Apple last night rolled out iTunes Match to UK users of iTunes, following an initial 24 hours of confusion, where some users were able to access the service temporarily before today's rollout.
iTunes users in Canada, France, Ireland, Spain, Australia and New Zealand are also open to use the service.
iTunes Match is now available as a long-awaited addition to the music software, allowing users to access better quality music from their existing music collection.
Users can get started by going to the 'iTunes Match' link in the iTunes Store, if the sidebar label is not yet active.
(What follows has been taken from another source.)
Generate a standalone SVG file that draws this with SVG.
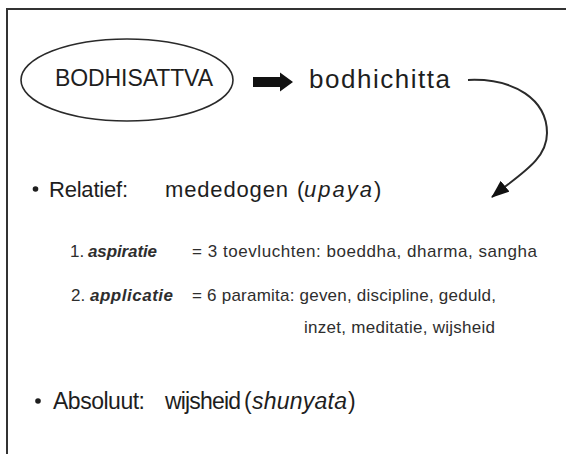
<svg xmlns="http://www.w3.org/2000/svg" width="566" height="454" viewBox="0 0 566 454">
<style>
text{font-family:"Liberation Sans","DejaVu Sans",sans-serif;fill:#1e1e1e}
.big{font-size:22px}
.sub{fill:#2e2e2e;font-size:17px}
.it{font-style:italic}
.bi{font-style:italic;font-weight:bold}
.ln{fill:none;stroke:#2a2a2a;stroke-width:2}
</style>
<defs>
<marker id="ah" markerUnits="userSpaceOnUse" markerWidth="18" markerHeight="14" refX="17" refY="7" orient="auto" viewBox="0 0 18 14">
<path d="M0,0 L18,7 L0,14 z" fill="#111"/>
</marker>
</defs>
<rect x="7" y="9" width="580" height="470" fill="#fff" stroke="#333" stroke-width="2"/>
<g id="node-bodhisattva">
<ellipse cx="127" cy="80" rx="106" ry="41" fill="none" stroke="#2a2a2a" stroke-width="1.6"/>
<text x="55" y="86" font-size="23" textLength="158">BODHISATTVA</text>
</g>
<g id="node-bodhichitta">
<text x="309" y="88" font-size="26" textLength="141">bodhichitta</text>
</g>
<g id="node-relatief">
<circle cx="35.5" cy="189" r="2.8" fill="#1e1e1e"/>
<text class="big" x="49" y="197" textLength="79">Relatief:</text>
<text class="big" x="165" y="197" textLength="123">mededogen</text>
<text class="big" x="297" y="197">(</text>
<text class="big it" x="304" y="197" textLength="68">upaya</text>
<text class="big" x="374" y="197">)</text>
</g>
<g id="node-aspiratie">
<text class="sub" x="70" y="257">1.</text>
<text class="sub bi" x="88" y="257" textLength="69">aspiratie</text>
<text class="sub" x="192" y="257" textLength="345">= 3 toevluchten: boeddha, dharma, sangha</text>
</g>
<g id="node-applicatie">
<text class="sub" x="71" y="301">2.</text>
<text class="sub bi" x="90" y="301" textLength="83">applicatie</text>
<text class="sub" x="192" y="301" textLength="304">= 6 paramita: geven, discipline, geduld,</text>
<text class="sub" x="304" y="333" textLength="191">inzet, meditatie, wijsheid</text>
</g>
<g id="node-absoluut">
<circle cx="38" cy="401" r="2.8" fill="#1e1e1e"/>
<text x="53" y="409" font-size="23" textLength="92">Absoluut:</text>
<text x="165" y="409" font-size="23" textLength="76">wijsheid</text>
<text x="244" y="409" font-size="23">(</text>
<text class="it" x="252" y="409" font-size="23" textLength="95">shunyata</text>
<text x="348" y="409" font-size="23">)</text>
</g>
<g id="connectors">
<polygon points="253,77 280,77 280,72.5 293,82 280,91.5 280,87 253,87" fill="#111"/>
<path class="ln" d="M468,80 C515,78 547,100 547,133 C547,160 520,174 492,197" marker-end="url(#ah)"/>
</g>
</svg>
iTunes Match takes your CD-quality music tracks, or illegally downloaded MP3s, and 'matches' them with the same song of better quality in the iTunes Store. If it finds a match of better quality, it will your old copy with a high-quality 256-kbps license-free into iTunes.
Users can then stream the content -- stored in iCloud -- to other iOS devices, Apple TV, and other computers in the house, running both Windows and Mac.
While U.S. users had been able to use the service for over a month, international launches were slated for at least next year.
The service appeared briefly to users in the UK and France, and was reportedly seen in Australia on Wednesday, before access was restricted and the tab disappeared.
Some users were issued an immediate refund shortly after they signed up.
It was thought that Apple would need to work with UK music coalitions and sign agreements before artists' music would be uploaded to the cloud, and matched using the new service.
The service costs £21.99 per year, which is not a bad price to pay to ‘legitimise’ your pirate music collection.